Racial covenants were legal clauses attached to property deeds. Parcels with these restrictions were reserved for the exclusive use of white people.
"Real covenants" were used before racial covenants became popular. They have been used to dictate everything from building heights to the location of vegetable gardens in residential developments. But in the late nineteenth century, real estate developers found a new application for this type of restriction embedded into property deeds. They invented covenants that wrote race onto the land.
Racial covenants were buoyed by a rising tide of white supremacy, which converged with a new determination to make cities more livable. They were offered as an answer to racial violence, with the explanation that neighborhoods needed to be racially segregated to foreclose conflict. Their use was driven by the conviction that the value of land was determined by the race of the people who lived on it. Covenants gave real estate investors the promise of security.
Over the next fifty years, racial covenants were inserted into millions of property deeds across the nation. These discriminatory deeds built a hidden system of American apartheid. Segregated bathrooms and "colored only" water fountains were public markers of white supremacy. By contrast, racial covenants were out of view in the deed books of county recorders. But these powerful restrictions re-worked the relationship between race and land tenure in Minnesota and other places imagined to be free from Jim Crow restrictions.
"Racial covenants" spread from California, where they were first cited in a lawsuit in 1892, through the rest of the country in the early years of the twentieth century. They were introduced to Minneapolis in 1910, when Henry and Leonora Scott sold a property to Nels Anderson. The deed for that transaction stipulated that "premises shall not at any time be conveyed, mortgaged or leased to any person or persons of Chinese, Japanese, Moorish, Turkish, Negro, Mongolian or African blood or descent.”
Scott became the first president of the Seven Oaks Corporation, a real estate development company that inserted this same language into thousands of deeds across Minneapolis and St. Paul. By the 1930s, most new residential developments in the Twin Cities were covered by these kinds of racial restrictions.
Racial covenants were inspired by changing ideas about race and urban space. Like many cities in the north, Minneapolis was not especially segregated in 1900. But the city's racial climate shifted quickly. By 1908 white residents were raising new alarms about race mixing. Denizens of the area around Fifth Avenue South organized to remove what they called "undesirable residents," explaining that "a negro is an undesirable resident of a white neighborhood." And white people in Prospect Park were horrified when the Jackson family—which was African American—built a new home on Franklin Avenue. The next year, when another black family joined the Jacksons on the block, residents erupted. A mob of 125 white men gathered on the Jacksons' lawn to threaten the families. Across town, neighbors in Linden Hills banded together to prevent an African American minister from buying a house.
The next year, the editorial board of the Minneapolis Journal called for coordinated action to make neighborhoods all white. The newspaper condemned mixed-race neighborhoods as "dangerous" and called on the city's real estate board to contain what it called the city's "considerable negro colony." Only 1 percent of the city's population was identified as African American. But in 1910, business and political leaders saw this small number of non-white residents as a threat to civic harmony and progressive development.

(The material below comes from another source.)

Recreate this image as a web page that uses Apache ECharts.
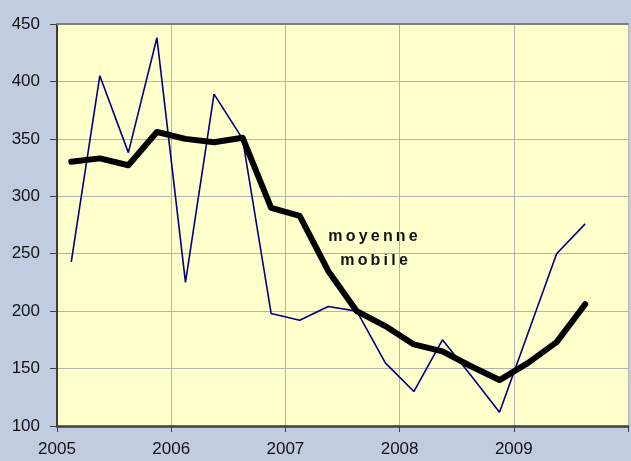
<!DOCTYPE html>
<html>
<head>
<meta charset="utf-8">
<script src="https://cdn.jsdelivr.net/npm/echarts@6/dist/echarts.min.js"></script>
<style>
html,body{margin:0;padding:0;background:#c2cce0;}
#c{width:631px;height:461px;}
</style>
</head>
<body>
<div id="c"></div>
<script>
// Quarterly periods (year, quarter)
var years    = [2005,2005,2005,2005,2006,2006,2006,2006,2007,2007,2007,2007,2008,2008,2008,2008,2009,2009,2009];
var quarters = [1,2,3,4,1,2,3,4,1,2,3,4,1,2,3,4,1,2,3];
// Raw series (thin blue)
var rawValues = [243,405,338,438,225,389,350,198,192,204,200,155,130,175,144,112,181,250,276];
// Moving average (thick black)
var movingAvg = [330,333,327,356,350,347,351,290,283,235,200,187,171,165,152,140,155,173,206];
// Axis ticks
var yTicks = [100,150,200,250,300,350,400,450];
var xYears = [2005,2006,2007,2008,2009];
var annotation = ['moyenne','mobile'];

function pos(i){ return years[i] + (quarters[i]-0.5)/4; }
var rawData = rawValues.map(function(v,i){ return [pos(i), v]; });
var avgData = movingAvg.map(function(v,i){ return [pos(i), v]; });

var chart = echarts.init(document.getElementById('c'), null, {renderer:'canvas'});
var font = 'Arial, "Liberation Sans", sans-serif';
chart.setOption({
  backgroundColor:'#c2cce0',
  animation:false,
  grid:{left:57, top:24, right:0, bottom:35, show:true, backgroundColor:'#ffffcc', borderWidth:0},
  xAxis:[{
    type:'value', min:xYears[0], max:xYears[xYears.length-1]+1, interval:1,
    axisLine:{show:true, onZero:false, lineStyle:{color:'#404040', width:2.5}},
    axisTick:{show:true, length:6, lineStyle:{color:'#404040', width:1}},
    axisLabel:{margin:15, fontFamily:font, fontSize:17, color:'#111',
      formatter:function(v){ return xYears.indexOf(v)>=0 ? String(v) : ''; }},
    splitLine:{show:true, lineStyle:{color:'#b3b3b3', width:1}}
  },{
    type:'value', position:'top', min:xYears[0], max:xYears[xYears.length-1]+1,
    axisLine:{show:true, onZero:false, lineStyle:{color:'#808080', width:2}},
    axisTick:{show:false}, axisLabel:{show:false}, splitLine:{show:false}
  }],
  yAxis:{
    type:'value', min:yTicks[0], max:yTicks[yTicks.length-1], interval:50,
    axisLine:{show:true, onZero:false, lineStyle:{color:'#111', width:1.5}},
    axisTick:{show:true, length:7, lineStyle:{color:'#404040', width:1}},
    axisLabel:{margin:17, fontFamily:font, fontSize:17, color:'#111'},
    splitLine:{show:true, lineStyle:{color:'#b3b3b3', width:1}}
  },
  series:[{
    type:'line', data:rawData, showSymbol:false, symbol:'none',
    lineStyle:{color:'#000080', width:1.6}, z:2
  },{
    type:'line', data:avgData, showSymbol:false, symbol:'none',
    lineStyle:{color:'#000', width:6, join:'round', cap:'round'}, z:3
  }],
  graphic:[{
    type:'text', x:373, y:237,
    style:{text:annotation[0].split('').join('\u2009'), font:'bold 16px '+font, fill:'#111',
      align:'center', verticalAlign:'middle'}
  },{
    type:'text', x:374, y:261,
    style:{text:annotation[1].split('').join('\u2009'), font:'bold 16px '+font, fill:'#111',
      align:'center', verticalAlign:'middle'}
  }]
});
</script>
</body>
</html>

The Seven Oaks corporation recorded its first racial covenant that same year. It was just one of the real estate development companies that had begun experimenting with these new tools for shaping the urban landscape. Covenants had the enthusiastic support of the professionalizing real estate industry, which formed the National Association of Real Estate Boards (NAREB) in 1908. This group popularized the idea that residential segregation kept the peace and protected investment. By 1924, the NAREB had adopted a "code of ethics" that enjoined its members from "introducing into a neighborhood...members of any race or nationality...whose presence will clearly be detrimental to property values." In 1927, it issued a standard restrictive covenant for members to use in communities across the country.
Though many covenants named a laundry list of "objectionable" people, in Hennepin County, covenants were crafted mainly to exclude African Americans. But Jews were also a target. For instance, a 1919 advertisement in the Minneapolis Tribune appealed to anti-Semitic sentiments. Developer Edmund G. Walton offered "restricted" housing sites overlooking Lake of the Isles that could not "be conveyed mortgaged or leased to any person or persons of Chinese, Japanese, Moorish, Turkish, Negro, Mongolian, Semetic [sic] or African blood or descent."

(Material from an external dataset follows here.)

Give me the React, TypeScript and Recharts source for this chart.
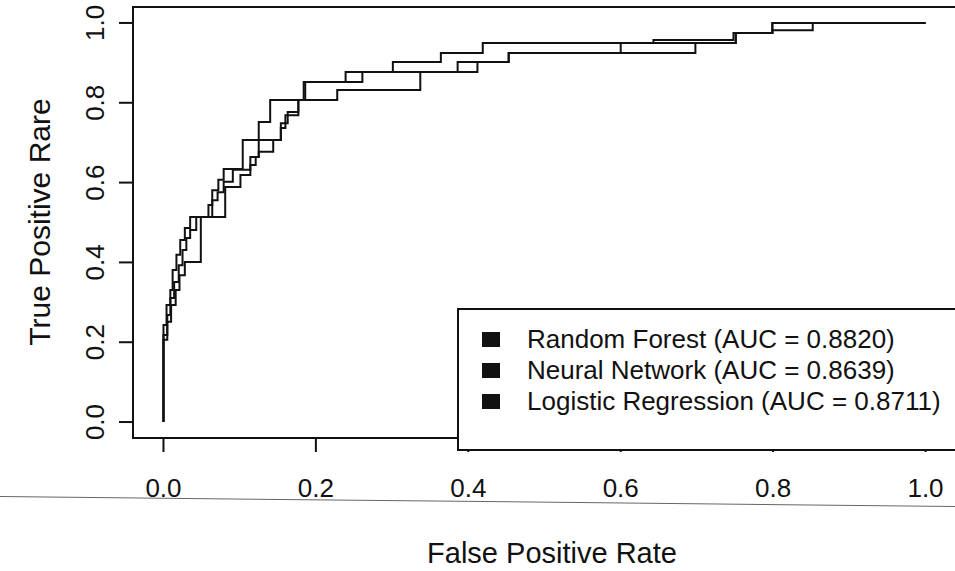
import React from "react";
import { LineChart, Line, XAxis, YAxis, ReferenceArea, Legend, Label } from "recharts";

// ROC corner points: [false positive rate, true positive rate]
const rfPoints = [
  [0, 0], [0, 0.243], [0.004, 0.243], [0.004, 0.293], [0.009, 0.293], [0.009, 0.331],
  [0.012, 0.331], [0.012, 0.381], [0.017, 0.381], [0.017, 0.419], [0.022, 0.419], [0.022, 0.456],
  [0.028, 0.456], [0.028, 0.486], [0.035, 0.486], [0.035, 0.514], [0.059, 0.514], [0.059, 0.544],
  [0.064, 0.544], [0.064, 0.581], [0.072, 0.581], [0.072, 0.607], [0.079, 0.607], [0.079, 0.634],
  [0.104, 0.634], [0.104, 0.707], [0.125, 0.707], [0.125, 0.752], [0.14, 0.752], [0.14, 0.807],
  [0.184, 0.807], [0.184, 0.852], [0.239, 0.852], [0.239, 0.877], [0.301, 0.877], [0.301, 0.902],
  [0.364, 0.902], [0.364, 0.925], [0.419, 0.925], [0.419, 0.95], [0.751, 0.95], [0.751, 0.975],
  [0.799, 0.975], [0.799, 1], [1, 1],
];

const nnPoints = [
  [0, 0], [0, 0.206], [0.005, 0.206], [0.005, 0.251], [0.01, 0.251], [0.01, 0.293],
  [0.016, 0.293], [0.016, 0.331], [0.021, 0.331], [0.021, 0.368], [0.028, 0.368], [0.028, 0.401],
  [0.049, 0.401], [0.049, 0.514], [0.081, 0.514], [0.081, 0.589], [0.101, 0.589], [0.101, 0.619],
  [0.114, 0.619], [0.114, 0.644], [0.121, 0.644], [0.121, 0.664], [0.125, 0.664], [0.125, 0.677],
  [0.144, 0.677], [0.144, 0.707], [0.154, 0.707], [0.154, 0.737], [0.16, 0.737], [0.16, 0.769],
  [0.177, 0.769], [0.177, 0.807], [0.228, 0.807], [0.228, 0.832], [0.337, 0.832], [0.337, 0.877],
  [0.412, 0.877], [0.412, 0.902], [0.453, 0.902], [0.453, 0.925], [0.698, 0.925], [0.698, 0.95],
  [0.751, 0.95], [0.751, 0.975], [0.799, 0.975], [0.799, 0.982], [0.852, 0.982], [0.852, 1], [1, 1],
];

const lrPoints = [
  [0, 0], [0, 0.218], [0.005, 0.218], [0.005, 0.268], [0.009, 0.268], [0.009, 0.311],
  [0.014, 0.311], [0.014, 0.351], [0.02, 0.351], [0.02, 0.393], [0.025, 0.393], [0.025, 0.431],
  [0.03, 0.431], [0.03, 0.461], [0.035, 0.461], [0.035, 0.481], [0.043, 0.481], [0.043, 0.514],
  [0.064, 0.514], [0.064, 0.556], [0.071, 0.556], [0.071, 0.576], [0.079, 0.576], [0.079, 0.602],
  [0.091, 0.602], [0.091, 0.632], [0.114, 0.632], [0.114, 0.664], [0.125, 0.664], [0.125, 0.707],
  [0.154, 0.707], [0.154, 0.749], [0.163, 0.749], [0.163, 0.777], [0.177, 0.777], [0.177, 0.807],
  [0.186, 0.807], [0.186, 0.852], [0.261, 0.852], [0.261, 0.877], [0.386, 0.877], [0.386, 0.902],
  [0.453, 0.902], [0.453, 0.925], [0.6, 0.925], [0.6, 0.95], [0.643, 0.95], [0.643, 0.957],
  [0.748, 0.957], [0.748, 0.975], [0.799, 0.975], [0.799, 1], [1, 1],
];

const legendLabels = [
  "Random Forest (AUC = 0.8820)",
  "Neural Network (AUC = 0.8639)",
  "Logistic Regression (AUC = 0.8711)",
];

const xTicks = [0, 0.2, 0.4, 0.6, 0.8, 1];
const yTicks = [0, 0.2, 0.4, 0.6, 0.8, 1];

const toRows = (pts: number[][]) => pts.map(([fpr, tpr]) => ({ fpr, tpr }));

const FONT = '"Liberation Sans", Arial, Helvetica, sans-serif';
const INK = "#111";

function XTick(props: any) {
  const { x, y, payload } = props;
  return (
    <text x={x} y={y + 45} textAnchor="middle" fontSize={26} fontFamily={FONT} fill={INK}>
      {Number(payload.value).toFixed(1)}
    </text>
  );
}

function YTick(props: any) {
  const { x, y, payload } = props;
  const bx = x - 15;
  return (
    <text x={bx} y={y} transform={`rotate(-90, ${bx}, ${y})`} textAnchor="middle" fontSize={26} fontFamily={FONT} fill={INK}>
      {Number(payload.value).toFixed(1)}
    </text>
  );
}

function RocLegend() {
  return (
    <div
      style={{
        width: 510,
        height: 125,
        border: `2px solid ${INK}`,
        boxSizing: "content-box",
        paddingTop: 14,
        paddingLeft: 23,
        background: "#fff",
        fontFamily: FONT,
        fontSize: 26,
        color: INK,
        lineHeight: "31px",
      }}
    >
      {legendLabels.map((name) => (
        <div key={name} style={{ display: "flex", alignItems: "center", whiteSpace: "nowrap" }}>
          <span style={{ display: "inline-block", width: 18, height: 15, background: INK, marginRight: 27 }} />
          <span>{name}</span>
        </div>
      ))}
    </div>
  );
}

export default function App() {
  return (
    <div style={{ position: "absolute", left: 0, top: 0, width: 955, height: 571, overflow: "hidden", background: "#fff" }}>
      <LineChart width={960} height={571} margin={{ top: 7, right: 4, left: 73, bottom: 73 }}>
        <XAxis
          dataKey="fpr"
          type="number"
          domain={[-0.04, 1.04]}
          ticks={xTicks}
          allowDataOverflow
          axisLine={false}
          tickLine={{ stroke: INK, strokeWidth: 2 }}
          tickSize={14}
          tickMargin={0}
          tick={<XTick />}
          height={60}
        >
          <Label
            content={() => (
              <text x={552} y={563} textAnchor="middle" fontSize={29} fontFamily={FONT} fill={INK}>
                False Positive Rate
              </text>
            )}
          />
        </XAxis>
        <YAxis
          type="number"
          domain={[-0.04, 1.04]}
          ticks={yTicks}
          allowDataOverflow
          axisLine={false}
          tickLine={{ stroke: INK, strokeWidth: 2 }}
          tickSize={14}
          tickMargin={0}
          tick={<YTick />}
          width={60}
        >
          <Label
            content={() => (
              <text x={50} y={222} transform="rotate(-90, 50, 222)" textAnchor="middle" fontSize={30} fontFamily={FONT} fill={INK}>
                True Positive Rare
              </text>
            )}
          />
        </YAxis>
        <ReferenceArea x1={-0.04} x2={1.04} y1={-0.04} y2={1.04} fill="none" stroke={INK} strokeWidth={2} ifOverflow="visible" />
        <Line data={toRows(rfPoints)} dataKey="tpr" name={legendLabels[0]} type="linear" stroke={INK} strokeWidth={2} dot={false} isAnimationActive={false} />
        <Line data={toRows(nnPoints)} dataKey="tpr" name={legendLabels[1]} type="linear" stroke={INK} strokeWidth={2} dot={false} isAnimationActive={false} />
        <Line data={toRows(lrPoints)} dataKey="tpr" name={legendLabels[2]} type="linear" stroke={INK} strokeWidth={2} dot={false} isAnimationActive={false} />
        <Legend
          layout="vertical"
          align="center"
          verticalAlign="middle"
          content={<RocLegend />}
          wrapperStyle={{ position: "absolute", left: 457, top: 308, width: 560 }}
        />
      </LineChart>
      <div
        style={{
          position: "absolute",
          left: 0,
          top: 496,
          width: 970,
          borderTop: "1.5px solid #666",
          transform: "rotate(0.6deg)",
          transformOrigin: "0 0",
        }}
      />
    </div>
  );
}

But later that same year, the Minnesota legislature banned real estate restrictions based on religious faith or creed. This might explain why less than one percent of the covenants identified by the Mapping Prejudice Project (as of 2019) contain anti-Semitic restrictions like the one advertised by Walton. Thanks to the 1919 state law, the city's palpable anti-Semitism was only rarely articulated in racially restrictive deeds.
Covenants were difficult to challenge, especially after the US Supreme Court upheld these private restrictive agreements in Corrigan v. Buckley in 1926. They ran with the land, which meant that they could be enforced decades after they were put into place. Anyone who breached a covenant risked ending up in court. They could be sued and held financially liable—a powerful deterrent.

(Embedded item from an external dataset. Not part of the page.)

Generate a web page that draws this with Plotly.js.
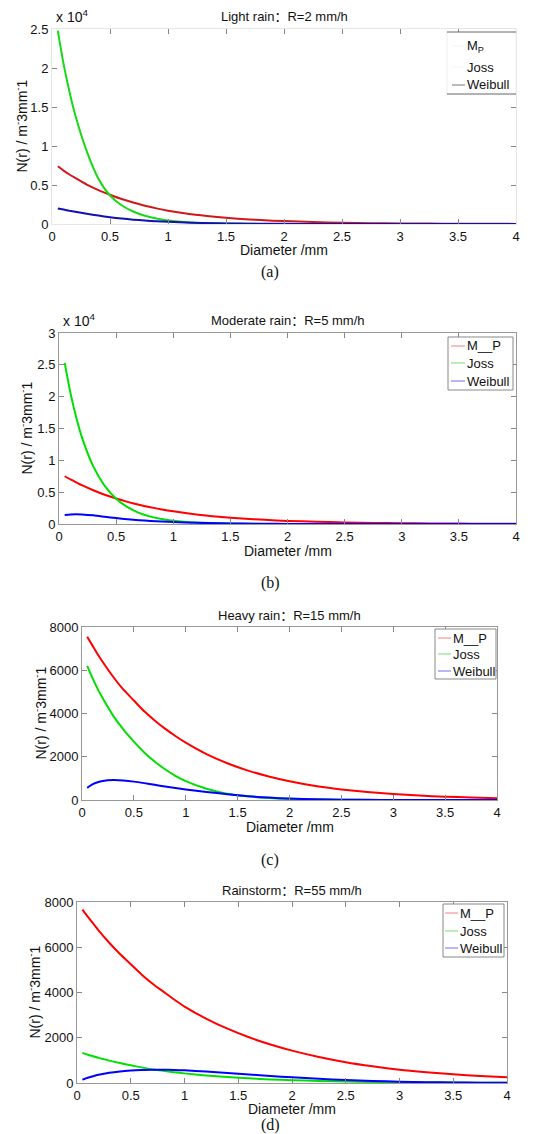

Most fearless in its campaign against racial covenants was the National Association for the Advancement of Colored People (NAACP), which brought a series of court challenges that ended up at the United States Supreme Court. In Shelley V. Kraemer (1948), that body declared covenants to be unenforceable. Though widely hailed as a triumph for civil rights, that decision ultimately did little to dissolve the barriers created by covenants.
In Minnesota, elected officials recognized that more action was necessary. The legislature banned new covenants in 1953. Then, in 1962, state lawmakers prohibited housing discrimination on the basis of race, religion and national origin. The federal government followed suit in 1968, when Congress passed the Fair Housing Act.
By the time that covenants were made illegal, the damage was already done. Covenants made it difficult for African Americans to secure stable and affordable housing, which affected the health, educational opportunities and job prospects of generations of residents. And covenants created patterns of residential segregation that persist today. They also determined who could buy property. In tandem with redlining—a banking practice that made it impossible to get loans for properties in racially mixed neighborhoods—racially restrictive deeds shut African Americans out of property ownership.
The legacies of these practices are clear today. In 2019, the Twin Cities have the lowest African American homeownership rate in the country. And since most families amass wealth through property ownership, this homeownership gap feeds the contemporary racial wealth gap. The wealth gap undergirds a whole host of other racial disparities, which are particularly acute in Minnesota.